Le communiqué des autorités préfectorales : Lire plus.
La réaction patronale
Un « Comité pour le maintien de la banane » appelle les ouvriers à reprendre le travail, estimant les revendications suicidaires pour la profession. Le ton est donné. Le conflit risque d’être dur…
Le communiqué de la SICABAM : Lire plus.
Le soutien à la grève
Pour soutenir la grève est créée l’UPSOA (Union Patriotique de Soutien avec les ouvriers agricoles), structure de coordination qui travaille en étroite collaboration avec le comité de grève. L’UPSOA regroupe des organisations nationalistes, patriotiques ou marxistes léninistes telles que le GS 70, le GAP, les Marronneurs, le Rassemblement de Saint-Joseph, l'union des comités d’action des enseignés (UCAEM), les patriotes du Sud. Sa tâche essentielle est de populariser le mouvement de grève, d’apporter un soutien politique et financier. C’est dans ce cadre que se tient un meeting au bourg de Rivière-Pilote avec le soutien de la municipalité.
Vers la grève générale
Parallèlement, le malaise social qui couve dans de nombreux secteurs économiques éclate au grand jour. La CGTM (Victor LAMON), la CFDT (Line BEAUSOLEIL), la CGT-FO (Frantz AGASTA), la FEN préparent depuis plusieurs mois un mouvement de grève générale qui est fixé au 12 Février.

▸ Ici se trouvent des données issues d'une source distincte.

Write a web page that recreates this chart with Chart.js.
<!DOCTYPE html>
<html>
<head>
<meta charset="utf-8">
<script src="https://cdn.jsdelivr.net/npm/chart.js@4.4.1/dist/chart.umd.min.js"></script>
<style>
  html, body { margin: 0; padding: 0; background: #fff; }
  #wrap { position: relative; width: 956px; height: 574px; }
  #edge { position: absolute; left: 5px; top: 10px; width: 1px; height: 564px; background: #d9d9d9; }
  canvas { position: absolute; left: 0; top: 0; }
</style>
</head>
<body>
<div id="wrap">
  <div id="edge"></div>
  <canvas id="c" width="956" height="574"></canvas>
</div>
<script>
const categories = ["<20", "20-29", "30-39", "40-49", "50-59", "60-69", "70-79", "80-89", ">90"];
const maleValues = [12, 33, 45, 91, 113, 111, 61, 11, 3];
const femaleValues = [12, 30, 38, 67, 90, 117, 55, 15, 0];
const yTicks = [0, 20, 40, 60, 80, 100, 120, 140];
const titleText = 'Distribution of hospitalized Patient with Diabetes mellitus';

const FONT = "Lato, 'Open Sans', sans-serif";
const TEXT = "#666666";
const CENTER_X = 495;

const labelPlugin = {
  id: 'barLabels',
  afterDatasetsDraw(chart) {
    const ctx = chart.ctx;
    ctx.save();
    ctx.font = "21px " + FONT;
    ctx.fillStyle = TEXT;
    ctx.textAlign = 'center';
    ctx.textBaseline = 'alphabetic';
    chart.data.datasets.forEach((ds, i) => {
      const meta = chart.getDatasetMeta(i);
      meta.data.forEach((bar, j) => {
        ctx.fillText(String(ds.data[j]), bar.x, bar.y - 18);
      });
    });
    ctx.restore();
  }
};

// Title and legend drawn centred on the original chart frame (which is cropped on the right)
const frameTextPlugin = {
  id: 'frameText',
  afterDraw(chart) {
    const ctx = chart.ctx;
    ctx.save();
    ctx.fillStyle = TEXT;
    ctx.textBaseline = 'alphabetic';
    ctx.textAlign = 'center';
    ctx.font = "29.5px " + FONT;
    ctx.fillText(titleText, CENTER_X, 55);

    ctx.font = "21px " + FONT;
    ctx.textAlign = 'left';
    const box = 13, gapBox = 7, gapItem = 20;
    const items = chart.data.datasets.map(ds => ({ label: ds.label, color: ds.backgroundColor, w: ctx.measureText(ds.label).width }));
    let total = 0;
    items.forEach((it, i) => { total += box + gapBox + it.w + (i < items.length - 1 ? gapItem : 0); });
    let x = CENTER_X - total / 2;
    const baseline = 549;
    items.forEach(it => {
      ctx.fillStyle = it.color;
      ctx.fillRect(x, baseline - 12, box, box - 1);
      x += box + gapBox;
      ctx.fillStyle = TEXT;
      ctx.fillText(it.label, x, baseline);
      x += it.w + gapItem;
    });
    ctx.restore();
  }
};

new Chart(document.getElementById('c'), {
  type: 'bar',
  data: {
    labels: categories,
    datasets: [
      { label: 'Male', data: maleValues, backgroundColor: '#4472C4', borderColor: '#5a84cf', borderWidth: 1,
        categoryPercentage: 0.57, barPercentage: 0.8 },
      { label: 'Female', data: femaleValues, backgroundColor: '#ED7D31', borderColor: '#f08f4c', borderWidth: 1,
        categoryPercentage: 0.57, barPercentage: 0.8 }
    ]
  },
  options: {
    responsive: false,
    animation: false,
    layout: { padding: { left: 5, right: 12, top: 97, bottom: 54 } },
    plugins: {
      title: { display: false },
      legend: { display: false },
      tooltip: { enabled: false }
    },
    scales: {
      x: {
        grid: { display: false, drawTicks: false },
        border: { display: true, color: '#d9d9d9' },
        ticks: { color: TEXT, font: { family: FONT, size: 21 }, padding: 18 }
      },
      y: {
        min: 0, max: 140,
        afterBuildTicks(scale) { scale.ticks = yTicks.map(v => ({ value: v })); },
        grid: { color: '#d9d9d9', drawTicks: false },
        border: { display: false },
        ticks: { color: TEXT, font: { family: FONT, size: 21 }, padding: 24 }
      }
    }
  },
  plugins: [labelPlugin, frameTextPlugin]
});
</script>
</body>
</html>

Les principales revendications portent sur la vie chère, la baisse du pouvoir d’achat, le sous-emploi l’alignement de la législation sociale et salariale sur celle de la France, l’augmentation des allocations familiales et l’allocation logement. Revendications anciennes comme celles qui relèvent de l’égalité sociale en vertu de la loi d’assimilation de 1946, ou revendications plus immédiates liées à la hausse des prix.
La grève générale se traduit par une immense manifestation qui rassemble plus de 4 000 personnes dans les rues de Fort-de-France. Les syndicats eux-mêmes sont surpris par l’ampleur de la mobilisation. Ouvriers du bâtiment, dockers, travailleurs de l’industrie, employés des administrations, enseignants, lycéens, ils sont tous dans la rue. Un tract signé d’un groupe de dockers avait apporté son soutien aux ouvriers agricoles, mais la grève sur les habitations et le mouvement qui se déroulent en ville sont parallèles, sans qu’on puisse les confondre.
Une centaine d’ouvriers agricoles descendus à Fort-de-France ont manifesté sous leur propre banderole le 12 Février, mais Ils n’ont pu prendre la parole lors du meeting de clôture à la maison des syndicats.
La tension continue à monter après cette journée du 12. Des bruits de pillage de magasins, les rumeurs les plus folles circulent en ville. Des renforts de gardes mobiles débarquent de Guadeloupe et de Guyane. Des camions de l’armée stationnent en ville. Des Jeeps de gendarmes accompagnent les ouvriers agricoles, d’habitations en habitations, hangars après hangars, ceci, il faut le dire, dès les premiers jours de la grève.